SET TASK — Repeat the material verbatim. Images are excluded from the copy.
-------- TASK DATA
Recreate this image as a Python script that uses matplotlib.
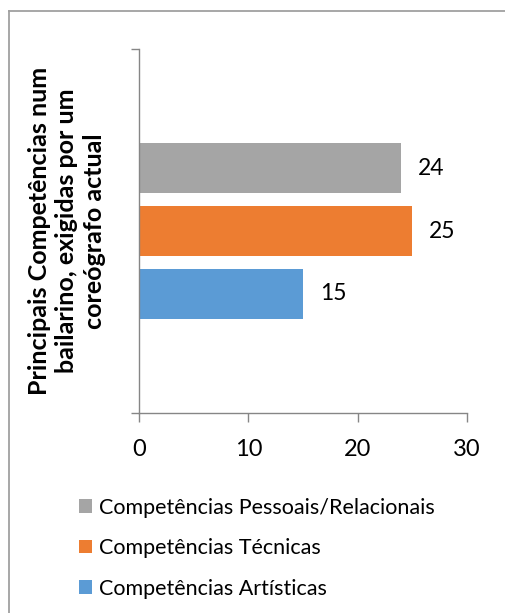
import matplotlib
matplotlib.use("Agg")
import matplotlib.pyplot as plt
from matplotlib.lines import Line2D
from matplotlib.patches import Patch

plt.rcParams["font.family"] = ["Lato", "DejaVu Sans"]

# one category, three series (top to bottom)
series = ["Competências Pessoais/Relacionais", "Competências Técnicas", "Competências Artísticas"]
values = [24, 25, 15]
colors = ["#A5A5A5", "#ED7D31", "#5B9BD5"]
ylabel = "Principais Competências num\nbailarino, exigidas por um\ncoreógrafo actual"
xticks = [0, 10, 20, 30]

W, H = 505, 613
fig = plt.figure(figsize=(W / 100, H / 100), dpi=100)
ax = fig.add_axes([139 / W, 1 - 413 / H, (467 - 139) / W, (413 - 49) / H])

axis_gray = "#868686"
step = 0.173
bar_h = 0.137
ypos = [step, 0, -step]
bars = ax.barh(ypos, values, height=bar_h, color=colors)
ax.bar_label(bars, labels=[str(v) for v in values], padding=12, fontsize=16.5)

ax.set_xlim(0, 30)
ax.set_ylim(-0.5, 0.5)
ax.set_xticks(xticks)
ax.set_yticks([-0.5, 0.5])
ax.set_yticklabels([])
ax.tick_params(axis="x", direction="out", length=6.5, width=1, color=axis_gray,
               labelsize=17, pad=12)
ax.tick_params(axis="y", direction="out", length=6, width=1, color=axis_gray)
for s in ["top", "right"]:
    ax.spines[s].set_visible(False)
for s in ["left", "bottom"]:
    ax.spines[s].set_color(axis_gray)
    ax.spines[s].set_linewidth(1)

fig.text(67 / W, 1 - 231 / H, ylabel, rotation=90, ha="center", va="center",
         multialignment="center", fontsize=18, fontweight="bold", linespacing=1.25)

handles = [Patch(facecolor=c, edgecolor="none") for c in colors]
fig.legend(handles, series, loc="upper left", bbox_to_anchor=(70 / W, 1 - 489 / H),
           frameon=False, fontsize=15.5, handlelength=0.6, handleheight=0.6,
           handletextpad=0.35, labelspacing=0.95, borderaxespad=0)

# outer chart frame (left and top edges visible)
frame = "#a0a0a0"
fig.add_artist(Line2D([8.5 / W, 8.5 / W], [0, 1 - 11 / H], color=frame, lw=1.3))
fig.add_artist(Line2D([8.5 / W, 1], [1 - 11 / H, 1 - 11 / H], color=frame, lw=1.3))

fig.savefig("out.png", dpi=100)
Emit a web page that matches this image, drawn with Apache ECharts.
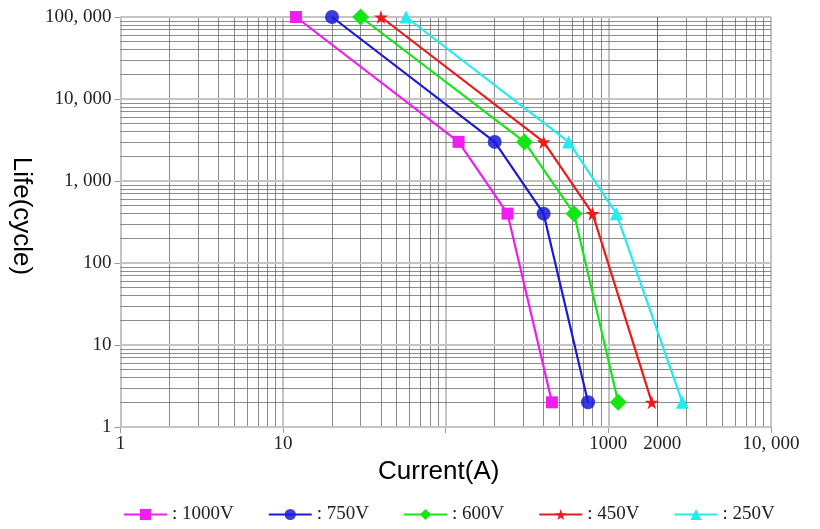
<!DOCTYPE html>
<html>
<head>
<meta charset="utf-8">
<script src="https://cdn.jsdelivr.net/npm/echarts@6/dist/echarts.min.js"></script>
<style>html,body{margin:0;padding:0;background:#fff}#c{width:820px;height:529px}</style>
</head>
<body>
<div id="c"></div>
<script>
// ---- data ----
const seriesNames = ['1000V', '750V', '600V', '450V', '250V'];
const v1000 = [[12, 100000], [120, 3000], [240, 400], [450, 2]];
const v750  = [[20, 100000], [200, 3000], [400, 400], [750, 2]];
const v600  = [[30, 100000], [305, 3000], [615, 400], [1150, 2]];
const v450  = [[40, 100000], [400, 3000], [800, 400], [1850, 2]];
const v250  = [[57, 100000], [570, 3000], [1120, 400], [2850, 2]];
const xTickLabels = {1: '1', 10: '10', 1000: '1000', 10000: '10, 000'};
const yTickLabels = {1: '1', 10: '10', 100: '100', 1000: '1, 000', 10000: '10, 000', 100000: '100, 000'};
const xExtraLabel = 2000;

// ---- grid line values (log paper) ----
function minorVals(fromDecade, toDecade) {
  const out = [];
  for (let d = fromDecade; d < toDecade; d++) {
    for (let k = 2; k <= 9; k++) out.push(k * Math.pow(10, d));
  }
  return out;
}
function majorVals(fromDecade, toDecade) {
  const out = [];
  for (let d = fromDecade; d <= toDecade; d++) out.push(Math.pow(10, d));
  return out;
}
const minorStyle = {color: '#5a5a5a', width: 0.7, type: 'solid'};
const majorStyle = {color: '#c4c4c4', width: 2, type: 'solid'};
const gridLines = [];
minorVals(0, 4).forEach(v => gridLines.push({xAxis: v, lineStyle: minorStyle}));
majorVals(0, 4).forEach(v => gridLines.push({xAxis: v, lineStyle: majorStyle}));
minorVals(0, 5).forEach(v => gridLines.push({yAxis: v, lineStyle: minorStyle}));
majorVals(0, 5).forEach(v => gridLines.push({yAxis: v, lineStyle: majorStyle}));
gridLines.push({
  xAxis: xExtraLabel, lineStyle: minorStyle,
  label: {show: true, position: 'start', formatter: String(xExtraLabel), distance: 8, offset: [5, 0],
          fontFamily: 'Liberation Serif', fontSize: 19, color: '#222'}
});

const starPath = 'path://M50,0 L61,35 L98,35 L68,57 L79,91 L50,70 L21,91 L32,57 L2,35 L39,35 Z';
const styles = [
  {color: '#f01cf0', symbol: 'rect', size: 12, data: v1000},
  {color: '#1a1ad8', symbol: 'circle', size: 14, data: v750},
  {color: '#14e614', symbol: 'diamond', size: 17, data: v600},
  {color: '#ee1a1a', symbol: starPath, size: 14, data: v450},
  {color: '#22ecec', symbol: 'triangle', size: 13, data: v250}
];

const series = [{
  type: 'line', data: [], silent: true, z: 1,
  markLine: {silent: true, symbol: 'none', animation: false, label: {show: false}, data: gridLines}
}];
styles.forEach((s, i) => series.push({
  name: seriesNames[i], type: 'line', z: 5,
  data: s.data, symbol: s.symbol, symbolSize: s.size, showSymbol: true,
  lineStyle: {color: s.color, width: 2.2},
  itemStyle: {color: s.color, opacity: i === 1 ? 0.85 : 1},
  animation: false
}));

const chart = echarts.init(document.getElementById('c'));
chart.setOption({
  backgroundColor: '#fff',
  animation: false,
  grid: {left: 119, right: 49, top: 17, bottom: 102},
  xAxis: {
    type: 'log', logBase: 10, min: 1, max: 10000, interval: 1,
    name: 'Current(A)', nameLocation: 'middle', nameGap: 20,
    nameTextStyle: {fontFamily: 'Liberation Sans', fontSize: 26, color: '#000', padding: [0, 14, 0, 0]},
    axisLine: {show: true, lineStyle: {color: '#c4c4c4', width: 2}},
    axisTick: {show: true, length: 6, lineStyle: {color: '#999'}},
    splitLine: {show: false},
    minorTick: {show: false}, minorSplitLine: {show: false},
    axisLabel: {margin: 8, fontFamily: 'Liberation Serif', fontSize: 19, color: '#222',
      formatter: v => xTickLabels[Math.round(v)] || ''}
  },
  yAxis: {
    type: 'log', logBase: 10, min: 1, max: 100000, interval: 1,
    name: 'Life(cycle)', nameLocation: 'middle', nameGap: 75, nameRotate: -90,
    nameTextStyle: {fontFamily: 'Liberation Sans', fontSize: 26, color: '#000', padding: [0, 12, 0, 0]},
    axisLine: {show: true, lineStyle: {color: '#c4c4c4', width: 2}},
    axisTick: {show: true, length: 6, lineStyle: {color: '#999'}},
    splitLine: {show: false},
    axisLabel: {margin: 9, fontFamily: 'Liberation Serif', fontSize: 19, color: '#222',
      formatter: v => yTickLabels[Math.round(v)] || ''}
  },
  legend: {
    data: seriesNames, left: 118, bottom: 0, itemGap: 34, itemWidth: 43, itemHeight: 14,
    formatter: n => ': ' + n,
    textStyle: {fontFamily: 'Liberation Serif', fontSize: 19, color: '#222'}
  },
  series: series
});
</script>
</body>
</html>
----------------
TASK ANSWER —
Recreate this image as a Python script that uses matplotlib.
import matplotlib
matplotlib.use("Agg")
import matplotlib.pyplot as plt
from matplotlib.lines import Line2D
from matplotlib.patches import Patch

plt.rcParams["font.family"] = ["Lato", "DejaVu Sans"]

# one category, three series (top to bottom)
series = ["Competências Pessoais/Relacionais", "Competências Técnicas", "Competências Artísticas"]
values = [24, 25, 15]
colors = ["#A5A5A5", "#ED7D31", "#5B9BD5"]
ylabel = "Principais Competências num\nbailarino, exigidas por um\ncoreógrafo actual"
xticks = [0, 10, 20, 30]

W, H = 505, 613
fig = plt.figure(figsize=(W / 100, H / 100), dpi=100)
ax = fig.add_axes([139 / W, 1 - 413 / H, (467 - 139) / W, (413 - 49) / H])

axis_gray = "#868686"
step = 0.173
bar_h = 0.137
ypos = [step, 0, -step]
bars = ax.barh(ypos, values, height=bar_h, color=colors)
ax.bar_label(bars, labels=[str(v) for v in values], padding=12, fontsize=16.5)

ax.set_xlim(0, 30)
ax.set_ylim(-0.5, 0.5)
ax.set_xticks(xticks)
ax.set_yticks([-0.5, 0.5])
ax.set_yticklabels([])
ax.tick_params(axis="x", direction="out", length=6.5, width=1, color=axis_gray,
               labelsize=17, pad=12)
ax.tick_params(axis="y", direction="out", length=6, width=1, color=axis_gray)
for s in ["top", "right"]:
    ax.spines[s].set_visible(False)
for s in ["left", "bottom"]:
    ax.spines[s].set_color(axis_gray)
    ax.spines[s].set_linewidth(1)

fig.text(67 / W, 1 - 231 / H, ylabel, rotation=90, ha="center", va="center",
         multialignment="center", fontsize=18, fontweight="bold", linespacing=1.25)

handles = [Patch(facecolor=c, edgecolor="none") for c in colors]
fig.legend(handles, series, loc="upper left", bbox_to_anchor=(70 / W, 1 - 489 / H),
           frameon=False, fontsize=15.5, handlelength=0.6, handleheight=0.6,
           handletextpad=0.35, labelspacing=0.95, borderaxespad=0)

# outer chart frame (left and top edges visible)
frame = "#a0a0a0"
fig.add_artist(Line2D([8.5 / W, 8.5 / W], [0, 1 - 11 / H], color=frame, lw=1.3))
fig.add_artist(Line2D([8.5 / W, 1], [1 - 11 / H, 1 - 11 / H], color=frame, lw=1.3))

fig.savefig("out.png", dpi=100)
Emit a web page that matches this image, drawn with Apache ECharts.
<!DOCTYPE html>
<html>
<head>
<meta charset="utf-8">
<script src="https://cdn.jsdelivr.net/npm/echarts@6/dist/echarts.min.js"></script>
<style>html,body{margin:0;padding:0;background:#fff}#c{width:820px;height:529px}</style>
</head>
<body>
<div id="c"></div>
<script>
// ---- data ----
const seriesNames = ['1000V', '750V', '600V', '450V', '250V'];
const v1000 = [[12, 100000], [120, 3000], [240, 400], [450, 2]];
const v750  = [[20, 100000], [200, 3000], [400, 400], [750, 2]];
const v600  = [[30, 100000], [305, 3000], [615, 400], [1150, 2]];
const v450  = [[40, 100000], [400, 3000], [800, 400], [1850, 2]];
const v250  = [[57, 100000], [570, 3000], [1120, 400], [2850, 2]];
const xTickLabels = {1: '1', 10: '10', 1000: '1000', 10000: '10, 000'};
const yTickLabels = {1: '1', 10: '10', 100: '100', 1000: '1, 000', 10000: '10, 000', 100000: '100, 000'};
const xExtraLabel = 2000;

// ---- grid line values (log paper) ----
function minorVals(fromDecade, toDecade) {
  const out = [];
  for (let d = fromDecade; d < toDecade; d++) {
    for (let k = 2; k <= 9; k++) out.push(k * Math.pow(10, d));
  }
  return out;
}
function majorVals(fromDecade, toDecade) {
  const out = [];
  for (let d = fromDecade; d <= toDecade; d++) out.push(Math.pow(10, d));
  return out;
}
const minorStyle = {color: '#5a5a5a', width: 0.7, type: 'solid'};
const majorStyle = {color: '#c4c4c4', width: 2, type: 'solid'};
const gridLines = [];
minorVals(0, 4).forEach(v => gridLines.push({xAxis: v, lineStyle: minorStyle}));
majorVals(0, 4).forEach(v => gridLines.push({xAxis: v, lineStyle: majorStyle}));
minorVals(0, 5).forEach(v => gridLines.push({yAxis: v, lineStyle: minorStyle}));
majorVals(0, 5).forEach(v => gridLines.push({yAxis: v, lineStyle: majorStyle}));
gridLines.push({
  xAxis: xExtraLabel, lineStyle: minorStyle,
  label: {show: true, position: 'start', formatter: String(xExtraLabel), distance: 8, offset: [5, 0],
          fontFamily: 'Liberation Serif', fontSize: 19, color: '#222'}
});

const starPath = 'path://M50,0 L61,35 L98,35 L68,57 L79,91 L50,70 L21,91 L32,57 L2,35 L39,35 Z';
const styles = [
  {color: '#f01cf0', symbol: 'rect', size: 12, data: v1000},
  {color: '#1a1ad8', symbol: 'circle', size: 14, data: v750},
  {color: '#14e614', symbol: 'diamond', size: 17, data: v600},
  {color: '#ee1a1a', symbol: starPath, size: 14, data: v450},
  {color: '#22ecec', symbol: 'triangle', size: 13, data: v250}
];

const series = [{
  type: 'line', data: [], silent: true, z: 1,
  markLine: {silent: true, symbol: 'none', animation: false, label: {show: false}, data: gridLines}
}];
styles.forEach((s, i) => series.push({
  name: seriesNames[i], type: 'line', z: 5,
  data: s.data, symbol: s.symbol, symbolSize: s.size, showSymbol: true,
  lineStyle: {color: s.color, width: 2.2},
  itemStyle: {color: s.color, opacity: i === 1 ? 0.85 : 1},
  animation: false
}));

const chart = echarts.init(document.getElementById('c'));
chart.setOption({
  backgroundColor: '#fff',
  animation: false,
  grid: {left: 119, right: 49, top: 17, bottom: 102},
  xAxis: {
    type: 'log', logBase: 10, min: 1, max: 10000, interval: 1,
    name: 'Current(A)', nameLocation: 'middle', nameGap: 20,
    nameTextStyle: {fontFamily: 'Liberation Sans', fontSize: 26, color: '#000', padding: [0, 14, 0, 0]},
    axisLine: {show: true, lineStyle: {color: '#c4c4c4', width: 2}},
    axisTick: {show: true, length: 6, lineStyle: {color: '#999'}},
    splitLine: {show: false},
    minorTick: {show: false}, minorSplitLine: {show: false},
    axisLabel: {margin: 8, fontFamily: 'Liberation Serif', fontSize: 19, color: '#222',
      formatter: v => xTickLabels[Math.round(v)] || ''}
  },
  yAxis: {
    type: 'log', logBase: 10, min: 1, max: 100000, interval: 1,
    name: 'Life(cycle)', nameLocation: 'middle', nameGap: 75, nameRotate: -90,
    nameTextStyle: {fontFamily: 'Liberation Sans', fontSize: 26, color: '#000', padding: [0, 12, 0, 0]},
    axisLine: {show: true, lineStyle: {color: '#c4c4c4', width: 2}},
    axisTick: {show: true, length: 6, lineStyle: {color: '#999'}},
    splitLine: {show: false},
    axisLabel: {margin: 9, fontFamily: 'Liberation Serif', fontSize: 19, color: '#222',
      formatter: v => yTickLabels[Math.round(v)] || ''}
  },
  legend: {
    data: seriesNames, left: 118, bottom: 0, itemGap: 34, itemWidth: 43, itemHeight: 14,
    formatter: n => ': ' + n,
    textStyle: {fontFamily: 'Liberation Serif', fontSize: 19, color: '#222'}
  },
  series: series
});
</script>
</body>
</html>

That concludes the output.